Por Luciana Pettenon Paiva

Durante esse tempo de distanciamento social tenho visto, com certo desconforto, muitos memes e piadas sobre o casamento, vindo de homens e para homens. As piadas têm como foco a convivência full time forçada e como isso tem sido difícil para eles, já que agora precisam “agüentar” suas parceiras por mais tempo. Uma delas perguntava se eles pudessem escolher, pós pandemia, entre um churrasco só com amigos ou uma viagem pra qualquer lugar do mundo com a esposa, o que eles iriam preferir: carne mal passada ou ao ponto. Outra dizia que a pandemia foi criada por uma mulher muito esperta, no intuito de privar os parceiros do futebol e cerveja com os amigos. Enquanto isso, os memes produzidos de mulheres para mulheres, falam da sobrecarga com os filhos sem aulas por exemplo.

Enfim, a convivência conjugal de fato não é muito fácil, principalmente se não houver um esforço mútuo para que liberdade e individualidade sejam preservadas e fomentadas,  mas o casamento não precisa estar envolto nessa aura proveniente do machismo.

É muito recente que a mulher tenha voz, é muito recente e ainda está em construção, um espaço onde a mulher possa manifestar seus desconfortos. Nossas avós precisavam permanecer casadas mesmo sofrendo abusos físicos e psicológicos, traições e ausências para não serem socialmente marginalizadas. Os homens podiam tudo, as mulheres só o que era permitido. A balança estava fraudada em favor deles.

Hoje é cobrado dos homens a divisão de tarefas domésticas, a divisão na educação dos filhos, comprometimento, responsabilidade afetiva e cuidado com o parceiro. Essas “novas” atribuições ainda são recebidas com peso. Talvez por isso a vida conjugal seja vista como castradora para muitos homens. Game over, acabou a liberdade, acabou a vida.

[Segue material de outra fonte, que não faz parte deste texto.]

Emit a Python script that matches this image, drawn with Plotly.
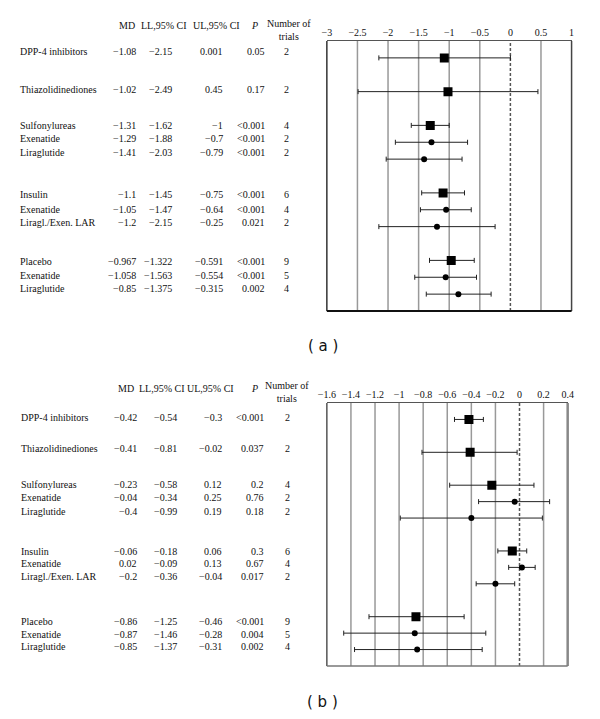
import plotly.graph_objects as go

# ---------------- data ----------------
labels = ["DPP-4 inhibitors", "Thiazolidinediones", "Sulfonylureas", "Exenatide", "Liraglutide",
          "Insulin", "Exenatide", "Liragl./Exen. LAR", "Placebo", "Exenatide", "Liraglutide"]
is_summary = [True, True, True, False, False, True, False, False, True, False, False]
trials = [2, 2, 4, 2, 2, 6, 4, 2, 9, 5, 4]

a_md = [-1.08, -1.02, -1.31, -1.29, -1.41, -1.1, -1.05, -1.2, -0.967, -1.058, -0.85]
a_ll = [-2.15, -2.49, -1.62, -1.88, -2.03, -1.45, -1.47, -2.15, -1.322, -1.563, -1.375]
a_ul = [0.001, 0.45, -1, -0.7, -0.79, -0.75, -0.64, -0.25, -0.591, -0.554, -0.315]
a_p = ["0.05", "0.17", "<0.001", "<0.001", "<0.001", "<0.001", "<0.001", "0.021", "<0.001", "<0.001", "0.002"]

b_md = [-0.42, -0.41, -0.23, -0.04, -0.4, -0.06, 0.02, -0.2, -0.86, -0.87, -0.85]
b_ll = [-0.54, -0.81, -0.58, -0.34, -0.99, -0.18, -0.09, -0.36, -1.25, -1.46, -1.37]
b_ul = [-0.3, -0.02, 0.12, 0.25, 0.19, 0.06, 0.13, -0.04, -0.46, -0.28, -0.31]
b_p = ["<0.001", "0.037", "0.2", "0.76", "0.18", "0.3", "0.67", "0.017", "<0.001", "0.004", "0.002"]

a_ticks = [-3, -2.5, -2, -1.5, -1, -0.5, 0, 0.5, 1]
b_ticks = [-1.6, -1.4, -1.2, -1, -0.8, -0.6, -0.4, -0.2, 0, 0.2, 0.4]
headers = ["MD", "LL,95% CI", "UL,95% CI", "P"]

# ---------------- layout constants ----------------
W, H = 600, 719
slots = [1, 3, 5, 6, 7, 9, 10, 11, 13, 14, 15]   # row slot within a 16-slot panel
SERIF = "Liberation Serif"
FS = 10

def py(px):
    return 1 - px / H

def px_x(px):
    return px / W

def fmt(v):
    return str(v).replace("-", "\u2212")

def tick_txt(v):
    s = ("%g" % v)
    return s.replace("-", "\u2212")

panels = [
    dict(md=a_md, ll=a_ll, ul=a_ul, p=a_p, ticks=a_ticks, rng=[-3, 1],
         box=(326, 577, 41, 311), text_y=[52, 90, 125, 138, 153, 194, 209, 222, 261, 275, 288],
         cols=(10, 131, 168, 221, 264, 285), hdr_x=(130, 158.5, 212.5, 252, 287), hdr_y=30,
         tag="( a )", tag_pos=(322, 346), xa="x", ya="y",
         left="#333", right="#444", top="#555", bottom=("#111", 2)),
    dict(md=b_md, ll=b_ll, ul=b_ul, p=b_p, ticks=b_ticks, rng=[-1.6, 0.4],
         box=(326, 573, 403, 666), text_y=[417, 448, 484, 497, 511, 551, 563, 576, 621, 634, 646],
         cols=(11, 132, 173, 220, 263, 286), hdr_x=(129, 156.5, 207, 252, 285), hdr_y=392,
         tag="( b )", tag_pos=(322, 702), xa="x2", ya="y2",
         left="#555", right="#888", top="#555", bottom=("#777", 1.5)),
]

fig = go.Figure()
annotations = []
shapes = []

for k, P in enumerate(panels):
    xa, ya = P["xa"], P["ya"]
    x0, x1, y0, y1 = P["box"]
    sfx = "" if k == 0 else "2"
    # error bars + markers
    for grp, sym, size in [(True, "square", 9), (False, "circle", 6)]:
        idx = [i for i in range(len(labels)) if is_summary[i] == grp]
        fig.add_trace(go.Scatter(
            x=[P["md"][i] for i in idx],
            y=[slots[i] for i in idx],
            mode="markers",
            marker=dict(symbol=sym, size=size, color="black", line=dict(width=0)),
            error_x=dict(type="data", symmetric=False,
                         array=[P["ul"][i] - P["md"][i] for i in idx],
                         arrayminus=[P["md"][i] - P["ll"][i] for i in idx],
                         color="#222", thickness=1, width=2.5),
            xaxis=xa, yaxis=ya, showlegend=False, hoverinfo="skip"))

    fig.update_layout(**{
        "xaxis" + sfx: dict(domain=[px_x(x0), px_x(x1)], range=P["rng"], side="top",
                            tickvals=P["ticks"], ticktext=[tick_txt(t) for t in P["ticks"]],
                            showgrid=False, zeroline=False, ticks="", ticklen=0,
                            showline=True, linecolor=P["top"], linewidth=1,
                            tickfont=dict(family=SERIF, size=FS, color="#111"),
                            anchor=ya, fixedrange=True),
        "yaxis" + sfx: dict(domain=[py(y1), py(y0)], range=[16, 0], showticklabels=False,
                            showgrid=False, zeroline=False, ticks="",
                            showline=False, anchor=xa, fixedrange=True),
    })
    # gridlines (exclude 0 which is dashed)
    for t in P["ticks"][1:-1]:
        if t == 0:
            continue
        shapes.append(dict(type="line", xref=xa, yref=ya + " domain", x0=t, x1=t, y0=0, y1=1,
                           line=dict(color="#999", width=1.5), layer="below"))
    shapes.append(dict(type="line", xref=xa, yref=ya + " domain", x0=0, x1=0, y0=0, y1=1,
                       line=dict(color="#555", width=1.5, dash="3px,2px"), layer="below"))
    # box borders
    shapes.append(dict(type="line", xref=xa + " domain", yref=ya + " domain", x0=0, x1=0, y0=0, y1=1,
                       line=dict(color=P["left"], width=1.5)))
    shapes.append(dict(type="line", xref=xa + " domain", yref=ya + " domain", x0=1, x1=1, y0=0, y1=1,
                       line=dict(color=P["right"], width=1.5 if k == 0 else 2.5)))
    shapes.append(dict(type="line", xref=xa + " domain", yref=ya + " domain", x0=0, x1=1, y0=0, y1=0,
                       line=dict(color=P["bottom"][0], width=P["bottom"][1])))

    # table header
    hx = P["hdr_x"]
    hy0 = P["hdr_y"] - 4
    for j, h in enumerate(headers):
        txt = "<i>P</i>" if h == "P" else h
        anc = "right" if j == 0 else "center"
        annotations.append(dict(x=px_x(hx[j]), y=py(hy0), xref="paper", yref="paper", text=txt,
                                showarrow=False, xanchor=anc, yanchor="middle", borderpad=0,
                                font=dict(family=SERIF, size=FS, color="#111")))
    annotations.append(dict(x=px_x(hx[4]), y=py(P["hdr_y"]), xref="paper", yref="paper",
                            text="Number of<br>trials", align="center",
                            showarrow=False, xanchor="center", yanchor="middle", borderpad=0,
                            font=dict(family=SERIF, size=FS, color="#111")))
    # table rows
    c = P["cols"]
    for i, lab in enumerate(labels):
        yy = py(P["text_y"][i])
        cells = [(lab, c[0], "left"), (fmt(P["md"][i]), c[1], "right"), (fmt(P["ll"][i]), c[2], "right"),
                 (fmt(P["ul"][i]), c[3], "right"), (P["p"][i].replace("<", "&lt;"), c[4], "right"),
                 (str(trials[i]), c[5], "center")]
        for txt, xx, anc in cells:
            annotations.append(dict(x=px_x(xx), y=yy, xref="paper", yref="paper", text=txt,
                                    showarrow=False, xanchor=anc, yanchor="middle", borderpad=0,
                                    font=dict(family=SERIF, size=FS, color="#111")))
    # panel tag
    annotations.append(dict(x=px_x(P["tag_pos"][0]), y=py(P["tag_pos"][1]), xref="paper", yref="paper",
                            text=P["tag"], showarrow=False, xanchor="center", yanchor="middle",
                            font=dict(family="DejaVu Sans", size=15, color="#111")))

fig.update_layout(width=W, height=H, autosize=False, margin=dict(l=0, r=0, t=0, b=0),
                  paper_bgcolor="white", plot_bgcolor="white",
                  annotations=annotations, shapes=shapes)

fig.write_html("out.html", config={"displayModeBar": False},
               post_script="document.body.style.margin='0';")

A transição para uma realidade com mais responsabilidades, tendo toda essa herança confortável de uma sociedade patriarcal, torna mais difícil que os homens abandonem a síndrome de Peter Pan (que é a negação da entrada na vida adulta);  aliado a isso, as mulheres estão cada vez mais conscientes de que não precisam tentar (e falhar) ser a projeção da grande mãe para manter um casamento, como bem disse Silvia Duffrayer na versão da música Mulheres: “Eu não sei por que tenho que ser a sua felicidade, não sou sua projeção, você é que se baste. Meu bem, amor assim quero longe de mim”.

Por outro lado, muitas mulheres que são fruto dessa mesma sociedade patriarcal e machista, onde o papel da figura paterna era naturalmente negligente, ausente ou autoritária, tendem a projetar esse abandono nas relações conjugais. Essa projeção acaba gerando dependência e conseqüentemente uma relação pouco saudável.

Muitas relações desastrosas têm essa configuração, de um lado estão homens ausentes em vários aspectos da vida adulta, muitas vezes fomentado por uma mãe devoradora; do outro, mulheres buscando proteção e comprometimento pra preencher a lacuna de um abandono paterno.

Uma estrutura social e familiar mais igualitária contribuiria para a construção de indivíduos mais saudáveis, porque embora estejamos todos submetidos a um sentimento de incompletude (e buscamos nos saciar de formas diversas), muitas mulheres com todas as limitações impostas,  ainda são levadas a eleger o casamento ou a maternidade como esse objeto capaz de suprir sua falta. Dessa forma, quantas rasteiras da desigualdade de gênero são necessárias para a construção de uma mãe castradora? Quantos complexos serão constelados a partir do convício com essa mãe? E quantas mulheres no âmbito conjugal sofrerão o impacto de uma psique masculina construída nessa estrutura?